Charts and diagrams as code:
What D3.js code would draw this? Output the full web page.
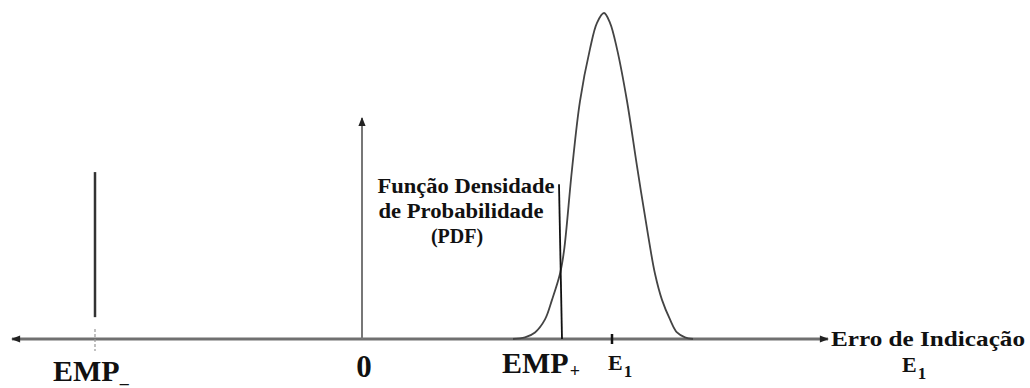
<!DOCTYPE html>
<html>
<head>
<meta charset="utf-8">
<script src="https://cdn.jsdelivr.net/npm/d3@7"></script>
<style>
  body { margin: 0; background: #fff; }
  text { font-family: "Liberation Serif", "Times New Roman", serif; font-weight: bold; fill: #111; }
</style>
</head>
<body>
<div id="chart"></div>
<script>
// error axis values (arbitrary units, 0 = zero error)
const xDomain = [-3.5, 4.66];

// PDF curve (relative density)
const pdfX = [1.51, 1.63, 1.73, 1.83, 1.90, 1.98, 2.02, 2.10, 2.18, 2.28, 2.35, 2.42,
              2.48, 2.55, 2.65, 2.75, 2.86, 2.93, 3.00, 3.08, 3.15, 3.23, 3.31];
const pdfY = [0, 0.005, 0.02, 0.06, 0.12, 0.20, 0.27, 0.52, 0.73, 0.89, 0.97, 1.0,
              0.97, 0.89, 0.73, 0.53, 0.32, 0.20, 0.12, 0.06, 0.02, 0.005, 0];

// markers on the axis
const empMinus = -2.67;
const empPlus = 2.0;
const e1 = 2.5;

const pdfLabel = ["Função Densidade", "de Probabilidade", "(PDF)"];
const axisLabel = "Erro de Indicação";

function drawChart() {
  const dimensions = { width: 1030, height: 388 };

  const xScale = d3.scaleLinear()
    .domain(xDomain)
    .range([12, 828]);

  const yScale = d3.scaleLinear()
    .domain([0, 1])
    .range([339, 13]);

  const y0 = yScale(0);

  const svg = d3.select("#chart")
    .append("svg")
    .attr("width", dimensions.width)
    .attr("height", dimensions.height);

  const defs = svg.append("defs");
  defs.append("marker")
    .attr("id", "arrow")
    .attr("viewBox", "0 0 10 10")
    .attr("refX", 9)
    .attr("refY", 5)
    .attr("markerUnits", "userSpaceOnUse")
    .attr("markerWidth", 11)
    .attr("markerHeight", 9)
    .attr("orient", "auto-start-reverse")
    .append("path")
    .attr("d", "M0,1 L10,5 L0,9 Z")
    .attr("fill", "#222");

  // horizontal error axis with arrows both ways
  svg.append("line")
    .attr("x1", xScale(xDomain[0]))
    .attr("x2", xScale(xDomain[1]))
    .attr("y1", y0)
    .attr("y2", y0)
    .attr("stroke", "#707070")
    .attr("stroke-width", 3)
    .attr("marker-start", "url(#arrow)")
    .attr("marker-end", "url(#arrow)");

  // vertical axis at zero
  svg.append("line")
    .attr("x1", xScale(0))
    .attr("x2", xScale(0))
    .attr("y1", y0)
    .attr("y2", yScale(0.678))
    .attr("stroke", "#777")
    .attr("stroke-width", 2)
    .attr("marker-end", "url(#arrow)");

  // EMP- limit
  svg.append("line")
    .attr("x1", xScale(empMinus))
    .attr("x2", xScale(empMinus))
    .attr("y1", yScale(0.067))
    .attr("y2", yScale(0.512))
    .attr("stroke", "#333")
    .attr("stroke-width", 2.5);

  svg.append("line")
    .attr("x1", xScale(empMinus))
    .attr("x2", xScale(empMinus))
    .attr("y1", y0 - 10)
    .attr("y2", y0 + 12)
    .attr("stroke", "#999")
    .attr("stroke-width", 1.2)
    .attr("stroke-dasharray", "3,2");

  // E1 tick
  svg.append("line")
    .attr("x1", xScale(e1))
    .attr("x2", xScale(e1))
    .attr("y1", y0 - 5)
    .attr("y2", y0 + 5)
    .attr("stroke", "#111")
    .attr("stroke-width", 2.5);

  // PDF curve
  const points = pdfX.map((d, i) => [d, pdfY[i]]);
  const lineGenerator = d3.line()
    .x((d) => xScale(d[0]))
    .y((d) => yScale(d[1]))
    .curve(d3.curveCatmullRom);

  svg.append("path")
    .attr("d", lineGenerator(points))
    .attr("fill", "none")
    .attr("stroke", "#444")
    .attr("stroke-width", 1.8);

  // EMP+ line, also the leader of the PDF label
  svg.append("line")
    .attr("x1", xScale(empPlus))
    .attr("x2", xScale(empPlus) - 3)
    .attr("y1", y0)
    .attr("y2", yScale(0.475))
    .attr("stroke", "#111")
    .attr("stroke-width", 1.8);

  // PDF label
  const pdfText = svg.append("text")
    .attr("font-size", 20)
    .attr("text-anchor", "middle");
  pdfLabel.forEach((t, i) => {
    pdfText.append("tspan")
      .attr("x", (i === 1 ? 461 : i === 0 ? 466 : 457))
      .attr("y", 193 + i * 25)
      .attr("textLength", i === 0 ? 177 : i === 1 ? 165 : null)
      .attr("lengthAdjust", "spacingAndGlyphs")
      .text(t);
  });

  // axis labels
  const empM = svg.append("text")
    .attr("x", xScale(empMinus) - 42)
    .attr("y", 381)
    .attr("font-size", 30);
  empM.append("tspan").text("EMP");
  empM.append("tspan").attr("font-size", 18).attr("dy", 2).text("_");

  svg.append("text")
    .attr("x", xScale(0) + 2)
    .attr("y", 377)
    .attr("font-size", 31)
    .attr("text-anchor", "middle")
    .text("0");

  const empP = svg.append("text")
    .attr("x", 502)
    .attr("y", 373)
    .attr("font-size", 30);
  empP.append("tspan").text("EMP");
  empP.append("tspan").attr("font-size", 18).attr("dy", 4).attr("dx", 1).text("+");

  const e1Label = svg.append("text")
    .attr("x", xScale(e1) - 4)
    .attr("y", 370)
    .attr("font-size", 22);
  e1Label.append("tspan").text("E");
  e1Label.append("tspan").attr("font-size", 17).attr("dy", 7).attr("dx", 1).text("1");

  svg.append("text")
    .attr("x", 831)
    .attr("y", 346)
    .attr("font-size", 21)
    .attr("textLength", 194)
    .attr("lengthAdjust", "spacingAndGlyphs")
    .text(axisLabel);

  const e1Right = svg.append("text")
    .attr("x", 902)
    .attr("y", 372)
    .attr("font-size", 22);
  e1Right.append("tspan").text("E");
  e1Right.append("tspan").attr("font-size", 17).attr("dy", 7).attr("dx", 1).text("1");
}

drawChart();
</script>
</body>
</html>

---

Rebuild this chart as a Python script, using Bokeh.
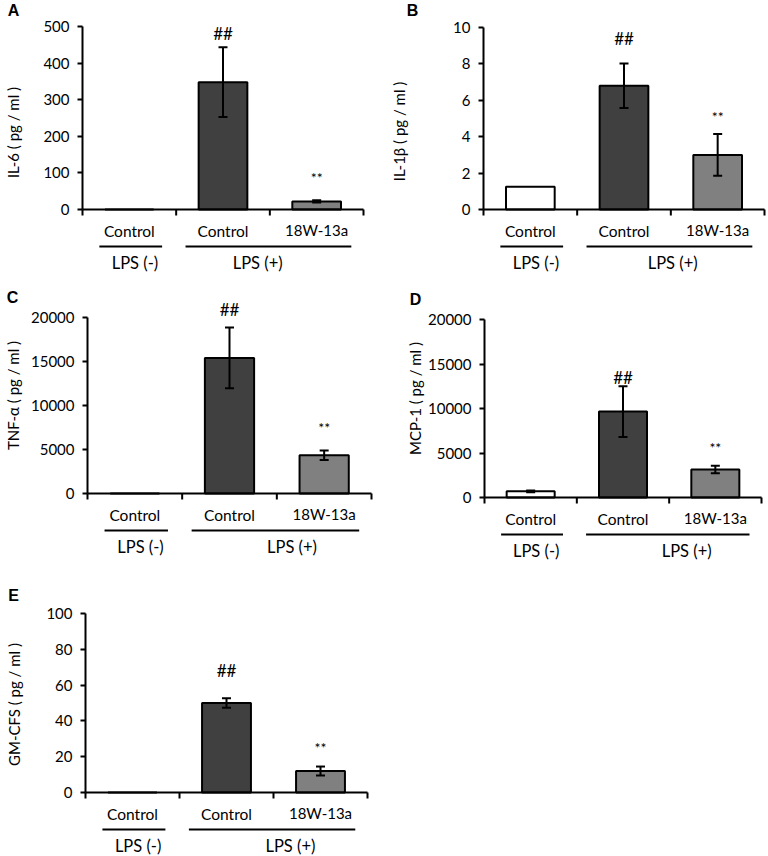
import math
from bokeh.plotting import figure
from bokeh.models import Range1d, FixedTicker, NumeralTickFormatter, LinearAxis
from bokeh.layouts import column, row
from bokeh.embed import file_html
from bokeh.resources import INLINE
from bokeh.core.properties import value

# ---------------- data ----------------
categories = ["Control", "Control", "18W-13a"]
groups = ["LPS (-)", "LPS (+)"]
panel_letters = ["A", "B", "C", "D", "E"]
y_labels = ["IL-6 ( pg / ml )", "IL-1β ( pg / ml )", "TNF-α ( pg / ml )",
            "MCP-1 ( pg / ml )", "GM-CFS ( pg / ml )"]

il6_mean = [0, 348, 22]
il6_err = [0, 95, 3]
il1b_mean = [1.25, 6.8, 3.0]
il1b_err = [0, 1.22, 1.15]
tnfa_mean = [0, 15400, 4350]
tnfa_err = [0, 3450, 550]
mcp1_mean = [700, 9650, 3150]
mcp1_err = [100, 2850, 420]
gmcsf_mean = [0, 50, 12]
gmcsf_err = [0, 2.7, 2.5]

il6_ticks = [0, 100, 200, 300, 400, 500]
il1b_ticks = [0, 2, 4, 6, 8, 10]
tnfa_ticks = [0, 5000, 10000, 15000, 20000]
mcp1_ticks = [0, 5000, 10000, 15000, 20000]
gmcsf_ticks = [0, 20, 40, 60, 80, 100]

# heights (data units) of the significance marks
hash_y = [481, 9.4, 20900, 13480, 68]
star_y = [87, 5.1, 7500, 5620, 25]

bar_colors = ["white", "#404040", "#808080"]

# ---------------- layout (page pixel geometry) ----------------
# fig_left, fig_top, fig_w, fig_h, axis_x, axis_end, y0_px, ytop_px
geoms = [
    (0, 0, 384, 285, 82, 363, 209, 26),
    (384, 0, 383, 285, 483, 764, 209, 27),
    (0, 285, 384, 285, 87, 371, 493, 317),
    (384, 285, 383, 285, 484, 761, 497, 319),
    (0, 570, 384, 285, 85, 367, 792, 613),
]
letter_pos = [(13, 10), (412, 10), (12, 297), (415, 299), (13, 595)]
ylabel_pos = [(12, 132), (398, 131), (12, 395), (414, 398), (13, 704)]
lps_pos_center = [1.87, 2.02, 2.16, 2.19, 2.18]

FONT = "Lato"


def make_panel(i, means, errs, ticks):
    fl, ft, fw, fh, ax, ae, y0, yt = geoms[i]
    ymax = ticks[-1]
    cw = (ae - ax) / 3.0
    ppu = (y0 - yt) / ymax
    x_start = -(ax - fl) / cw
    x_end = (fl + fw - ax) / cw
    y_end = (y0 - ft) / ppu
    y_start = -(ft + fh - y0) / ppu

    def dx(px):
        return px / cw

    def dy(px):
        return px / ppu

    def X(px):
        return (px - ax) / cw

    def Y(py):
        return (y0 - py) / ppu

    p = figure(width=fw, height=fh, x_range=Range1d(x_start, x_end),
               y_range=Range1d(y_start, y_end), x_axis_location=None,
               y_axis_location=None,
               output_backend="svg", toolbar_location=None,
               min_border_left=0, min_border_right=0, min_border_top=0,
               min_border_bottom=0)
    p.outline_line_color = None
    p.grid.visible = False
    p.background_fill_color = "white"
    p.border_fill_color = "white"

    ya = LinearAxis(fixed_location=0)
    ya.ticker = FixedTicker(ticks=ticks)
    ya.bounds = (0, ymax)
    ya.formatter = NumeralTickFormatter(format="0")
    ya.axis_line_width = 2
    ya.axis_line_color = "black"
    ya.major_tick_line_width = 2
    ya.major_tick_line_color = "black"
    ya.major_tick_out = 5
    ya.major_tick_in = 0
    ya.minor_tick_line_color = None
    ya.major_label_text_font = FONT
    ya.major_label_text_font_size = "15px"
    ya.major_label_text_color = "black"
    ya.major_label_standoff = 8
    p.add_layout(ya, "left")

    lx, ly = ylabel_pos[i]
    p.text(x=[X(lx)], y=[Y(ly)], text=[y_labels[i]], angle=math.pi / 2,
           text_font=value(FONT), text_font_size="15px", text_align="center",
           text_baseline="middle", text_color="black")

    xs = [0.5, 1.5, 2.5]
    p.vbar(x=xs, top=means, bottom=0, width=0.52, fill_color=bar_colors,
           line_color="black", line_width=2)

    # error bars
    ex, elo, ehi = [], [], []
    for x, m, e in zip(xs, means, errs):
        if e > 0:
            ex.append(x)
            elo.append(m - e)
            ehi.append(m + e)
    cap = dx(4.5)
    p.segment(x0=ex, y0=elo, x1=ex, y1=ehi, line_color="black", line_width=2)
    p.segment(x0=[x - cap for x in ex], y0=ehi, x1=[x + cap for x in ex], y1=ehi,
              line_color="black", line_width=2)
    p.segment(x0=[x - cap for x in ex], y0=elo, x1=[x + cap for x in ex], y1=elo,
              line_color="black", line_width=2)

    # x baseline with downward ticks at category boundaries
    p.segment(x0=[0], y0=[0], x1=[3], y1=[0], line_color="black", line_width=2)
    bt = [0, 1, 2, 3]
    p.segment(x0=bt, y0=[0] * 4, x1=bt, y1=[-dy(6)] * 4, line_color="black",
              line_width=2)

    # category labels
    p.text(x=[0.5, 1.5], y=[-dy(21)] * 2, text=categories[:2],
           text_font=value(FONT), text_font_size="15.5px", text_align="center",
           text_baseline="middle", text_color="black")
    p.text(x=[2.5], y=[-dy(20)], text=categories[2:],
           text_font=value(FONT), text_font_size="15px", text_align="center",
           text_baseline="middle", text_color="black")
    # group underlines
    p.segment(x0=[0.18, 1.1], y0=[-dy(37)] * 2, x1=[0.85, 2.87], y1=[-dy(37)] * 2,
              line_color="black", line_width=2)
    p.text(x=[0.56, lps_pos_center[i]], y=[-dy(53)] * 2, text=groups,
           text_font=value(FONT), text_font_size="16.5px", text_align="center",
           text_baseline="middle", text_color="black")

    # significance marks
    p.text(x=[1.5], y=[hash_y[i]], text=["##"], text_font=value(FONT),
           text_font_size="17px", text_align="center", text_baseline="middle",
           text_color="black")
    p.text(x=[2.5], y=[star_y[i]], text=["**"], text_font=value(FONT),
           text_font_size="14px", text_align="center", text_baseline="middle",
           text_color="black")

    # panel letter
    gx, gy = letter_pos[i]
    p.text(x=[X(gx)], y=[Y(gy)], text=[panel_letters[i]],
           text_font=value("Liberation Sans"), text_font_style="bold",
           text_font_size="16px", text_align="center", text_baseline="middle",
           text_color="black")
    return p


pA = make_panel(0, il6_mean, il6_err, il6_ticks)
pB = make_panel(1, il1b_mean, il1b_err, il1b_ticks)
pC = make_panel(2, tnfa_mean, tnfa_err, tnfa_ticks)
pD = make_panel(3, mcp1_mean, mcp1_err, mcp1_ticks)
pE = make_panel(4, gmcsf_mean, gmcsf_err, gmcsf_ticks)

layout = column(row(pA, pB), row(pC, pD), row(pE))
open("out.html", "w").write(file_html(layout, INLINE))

→ **EXERCISE BRIEF**
From the line with "Rebuild this chart" to the line with "from bokeh.core.properties import value", set down those lines word for word and only those, counting both ends. Pictures stay out of the copy.

→ **RESPONSE FOR THIS EXERCISE**
Rebuild this chart as a Python script, using Bokeh.
import math
from bokeh.plotting import figure
from bokeh.models import Range1d, FixedTicker, NumeralTickFormatter, LinearAxis
from bokeh.layouts import column, row
from bokeh.embed import file_html
from bokeh.resources import INLINE
from bokeh.core.properties import value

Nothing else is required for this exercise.